* Start DATA FOR THE TASK *

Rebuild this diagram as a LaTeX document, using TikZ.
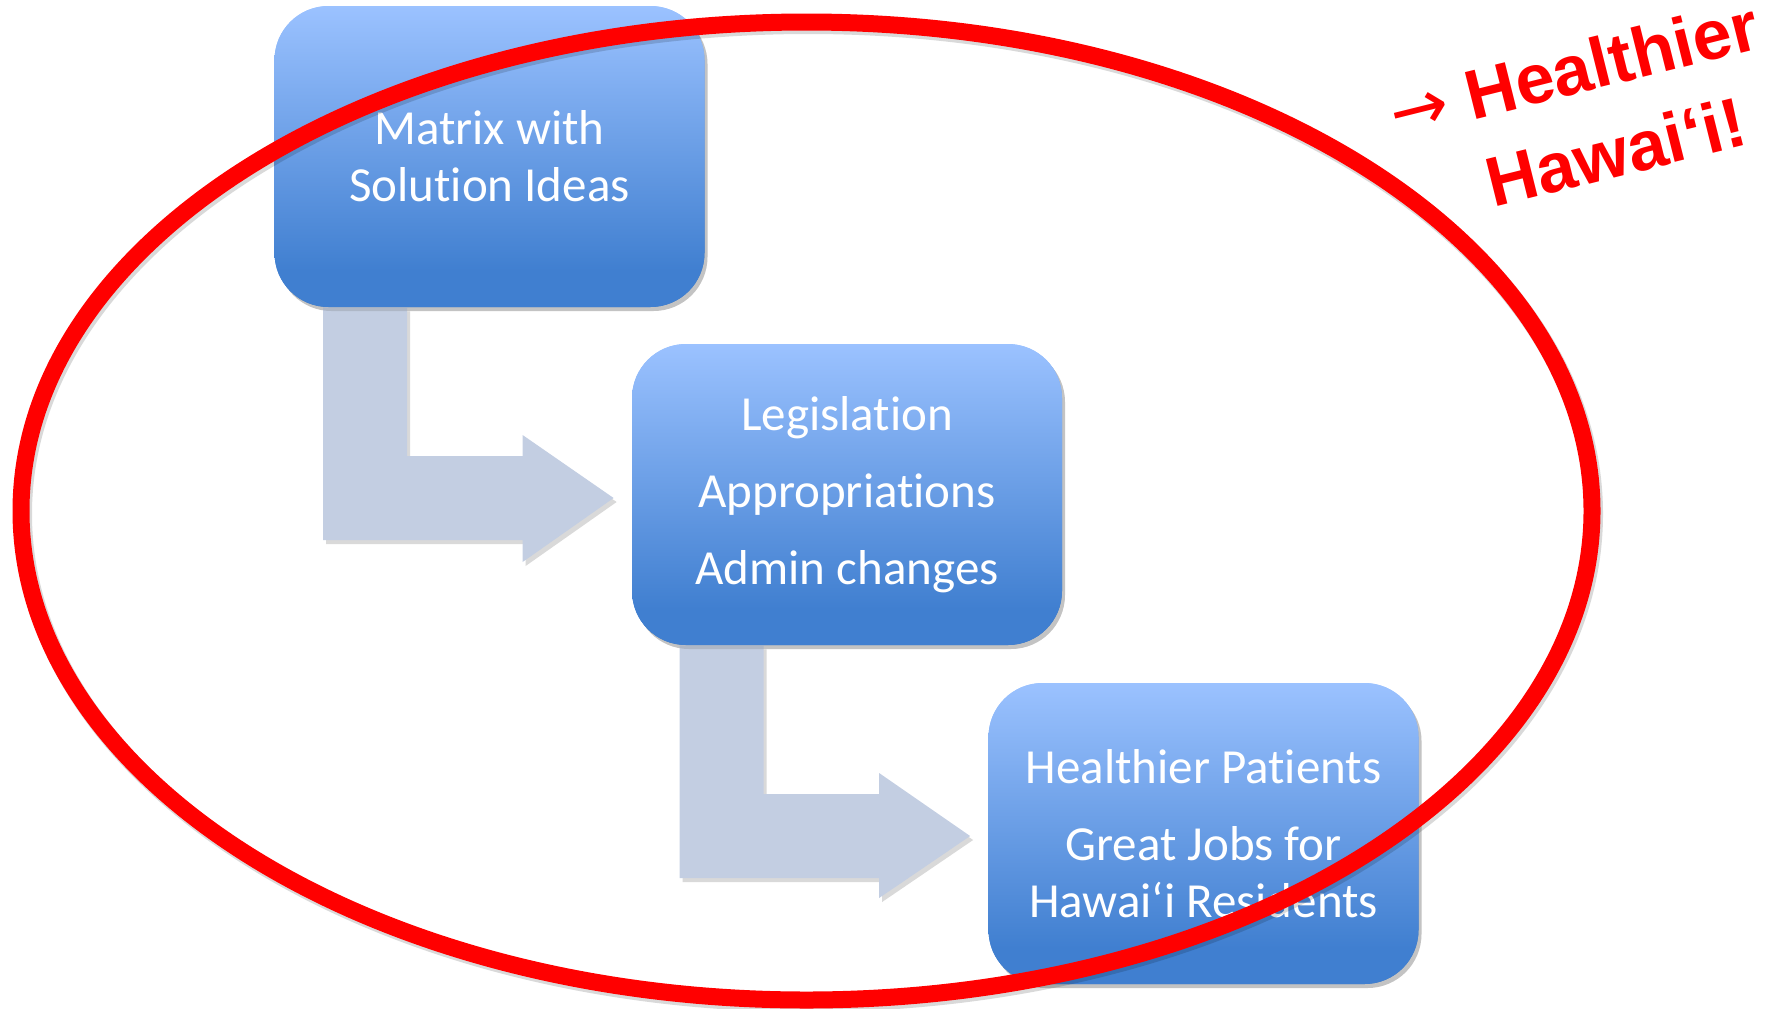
\documentclass[tikz,border=0pt]{standalone}
\usepackage{fontspec}
\setmainfont{Carlito}[Ligatures=NoCommon]
\newfontfamily\redfont{Liberation Sans}
\newfontfamily\arrowfont{DejaVu Sans}
\usetikzlibrary{calc,shadows}
\definecolor{boxtop}{RGB}{155,194,255}
\definecolor{boxbot}{RGB}{64,127,208}
\definecolor{arrowcol}{RGB}{195,206,226}
\definecolor{hred}{RGB}{255,0,0}
\pgfdeclareverticalshading{boxgrad}{100bp}{color(0bp)=(boxbot); color(31bp)=(boxbot); color(75bp)=(boxtop); color(100bp)=(boxtop)}
\begin{document}
\begin{tikzpicture}[x=0.5pt,y=-0.5pt,
  stepbox/.style={rounded corners=27pt, shading=boxgrad, minimum width=215pt, minimum height=150.5pt,
    text=white, align=center, inner sep=0pt, font=\fontsize{24.5}{28.5}\selectfont,
    drop shadow={shadow xshift=1.5pt, shadow yshift=-2pt, opacity=0.22, fill=black!60}},
  bentarrow/.style={fill=arrowcol, drop shadow={shadow xshift=1.5pt, shadow yshift=-2pt, opacity=0.25, fill=black!60}},
  redtext/.style={rotate=14, anchor=base west, inner sep=0pt, text=hred, font=\redfont\bfseries\fontsize{35}{42}\selectfont}
]
\useasboundingbox (0,0) rectangle (1777,1008);
% boxes (placed first so the arrows can be attached to them)
\node[stepbox] (m1) at (489.5,156.5) {Matrix with\\Solution Ideas};
\node[stepbox] (m2) at (847,494.5) {Legislation\\[10pt]Appropriations\\[10pt]Admin changes};
\node[stepbox] (m3) at (1203.5,833.5) {Healthier Patients\\[10pt]Great Jobs for\\Hawai‘i Residents};
% bent arrows
\coordinate (a1) at ($(m1.south west)+(49,0)$);
\coordinate (a2) at ($(m1.south west)+(133,0)$);
\coordinate (t1) at ($(m2.west)+(-18,3.5)$);
\coordinate (b1) at ($(m2.south west)+(48,0)$);
\coordinate (b2) at ($(m2.south west)+(132,0)$);
\coordinate (t2) at ($(m3.west)+(-18,2.5)$);
\fill[bentarrow] (a1) -- (a2) -- ($(a2|-t1)+(0,-42)$) -- ($(t1)+(-91,-42)$) -- ($(t1)+(-91,-63)$) -- (t1)
  -- ($(t1)+(-91,64)$) -- ($(t1)+(-91,42)$) -- ($(a1|-t1)+(0,42)$) -- cycle;
\fill[bentarrow] (b1) -- (b2) -- ($(b2|-t2)+(0,-42)$) -- ($(t2)+(-91,-42)$) -- ($(t2)+(-91,-63)$) -- (t2)
  -- ($(t2)+(-91,62)$) -- ($(t2)+(-91,42)$) -- ($(b1|-t2)+(0,42)$) -- cycle;
% boxes drawn again on top of the arrows
\node[stepbox] at (m1) {Matrix with\\Solution Ideas};
\node[stepbox] at (m2) {Legislation\\[10pt]Appropriations\\[10pt]Admin changes};
\node[stepbox] at (m3) {Healthier Patients\\[10pt]Great Jobs for\\Hawai‘i Residents};
% ellipse
\draw[black, opacity=0.15, line width=9pt] (808.5,514) ellipse [x radius=785.5, y radius=489];
\draw[hred, line width=8.5pt] (806.5,511) ellipse [x radius=785.5, y radius=489];
% red text
\node[redtext] (h1) at (1396,139) {{\arrowfont\mdseries →} Healthier};
\node[redtext] (h2) at (1493,208) {Hawai‘i!};
\end{tikzpicture}
\end{document}
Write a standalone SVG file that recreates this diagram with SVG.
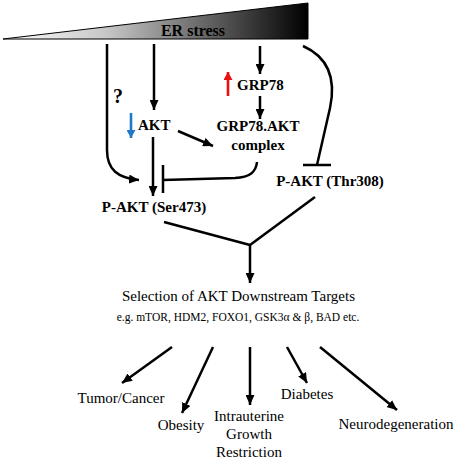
<svg xmlns="http://www.w3.org/2000/svg" width="457" height="461" viewBox="0 0 457 461">
<defs>
<linearGradient id="g" x1="3" y1="0" x2="308" y2="0" gradientUnits="userSpaceOnUse">
<stop offset="0" stop-color="#ffffff"/>
<stop offset="0.35" stop-color="#c4c4c4"/>
<stop offset="1" stop-color="#000000"/>
</linearGradient>
<marker id="ah" markerUnits="userSpaceOnUse" markerWidth="10" markerHeight="9" refX="10" refY="4.5" orient="auto">
<path d="M0,0 L10,4.5 L0,9 z" fill="#000"/>
</marker>
<marker id="ahb" markerUnits="userSpaceOnUse" markerWidth="8" markerHeight="9" refX="8" refY="4.5" orient="auto">
<path d="M0,0 L8,4.5 L0,9 z" fill="#1f78c8"/>
</marker>
<marker id="ahr" markerUnits="userSpaceOnUse" markerWidth="8" markerHeight="9" refX="8" refY="4.5" orient="auto">
<path d="M0,0 L8,4.5 L0,9 z" fill="#e81010"/>
</marker>
</defs>
<style>
.b{font-family:"Liberation Serif","Times New Roman",serif;font-weight:bold;font-size:15px;fill:#000}
.r{font-family:"Liberation Serif","Times New Roman",serif;font-size:15px;fill:#000}
.s{font-family:"Liberation Serif","Times New Roman",serif;font-size:11.5px;fill:#000}
.ln{stroke:#000;stroke-width:2.5;fill:none}
.ar{stroke:#000;stroke-width:2.5;fill:none;marker-end:url(#ah)}
</style>
<g id="er-stress">
<polygon points="3,39 308,3 308,39" fill="url(#g)" stroke="#000" stroke-width="1"/>
<text class="b" x="193" y="36" text-anchor="middle" style="font-size:16px">ER stress</text>
</g>
<g id="connectors">
<path class="ar" d="M107,44 L107,150 C107,170 118,178 139,180"/>
<line class="ar" x1="154" y1="44" x2="154" y2="110"/>
<line class="ar" x1="260" y1="46" x2="260" y2="74"/>
<line class="ar" x1="260" y1="96" x2="260" y2="119"/>
<line class="ar" x1="178" y1="131" x2="213" y2="146"/>
<line class="ar" x1="153" y1="137" x2="153" y2="196"/>
<path class="ln" d="M257,162 C256,172 250,177 235,178 L163,180"/>
<line class="ln" x1="163" y1="165" x2="163" y2="193"/>
<path class="ln" d="M303,46 C330,58 336,80 330,108 L317,165"/>
<line class="ln" x1="303" y1="165" x2="331" y2="165"/>
<line class="ln" x1="164" y1="222" x2="250" y2="245"/>
<line class="ln" x1="315" y1="197" x2="250" y2="245"/>
<line class="ar" x1="250" y1="244" x2="250" y2="283"/>
<line class="ar" x1="172" y1="347" x2="122" y2="383"/>
<line class="ar" x1="213" y1="347" x2="182" y2="413"/>
<line class="ar" x1="250" y1="347" x2="250" y2="405"/>
<line class="ar" x1="287" y1="347" x2="307" y2="383"/>
<line class="ar" x1="320" y1="347" x2="397" y2="410"/>
<line x1="131" y1="113" x2="131" y2="138" stroke="#1f78c8" stroke-width="2.6" marker-end="url(#ahb)"/>
<line x1="228" y1="96" x2="228" y2="72" stroke="#e81010" stroke-width="2.6" marker-end="url(#ahr)"/>
</g>
<g id="question"><text class="b" x="118" y="103" text-anchor="middle" style="font-size:20px">?</text></g>
<g id="akt"><text class="b" x="138" y="130">AKT</text></g>
<g id="grp78"><text class="b" x="237" y="90">GRP78</text></g>
<g id="complex">
<text class="b" x="258" y="131" text-anchor="middle">GRP78.AKT</text>
<text class="b" x="258" y="150" text-anchor="middle">complex</text>
</g>
<g id="pakt-ser473"><text class="b" x="154" y="212" text-anchor="middle">P-AKT (Ser473)</text></g>
<g id="pakt-thr308"><text class="b" x="330" y="186" text-anchor="middle">P-AKT (Thr308)</text></g>
<g id="targets">
<text class="r" x="238.5" y="301" text-anchor="middle">Selection of AKT Downstream Targets</text>
<text class="s" x="238" y="321" text-anchor="middle">e.g. mTOR, HDM2, FOXO1, GSK3α &amp; β, BAD etc.</text>
</g>
<g id="tumor"><text class="r" x="121" y="403" text-anchor="middle">Tumor/Cancer</text></g>
<g id="obesity"><text class="r" x="181" y="430" text-anchor="middle">Obesity</text></g>
<g id="iugr">
<text class="r" x="249" y="421" text-anchor="middle">Intrauterine</text>
<text class="r" x="249" y="439" text-anchor="middle">Growth</text>
<text class="r" x="249" y="457" text-anchor="middle">Restriction</text>
</g>
<g id="diabetes"><text class="r" x="307" y="399" text-anchor="middle">Diabetes</text></g>
<g id="neuro"><text class="r" x="396" y="429" text-anchor="middle">Neurodegeneration</text></g>
</svg>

* End DATA FOR THE TASK *

Look over the listing. Pull out every line with the string "standalone" in it.

(RESPONSE TO THE EXERCISE)
\documentclass[tikz,border=0pt]{standalone}
Write a standalone SVG file that recreates this diagram with SVG.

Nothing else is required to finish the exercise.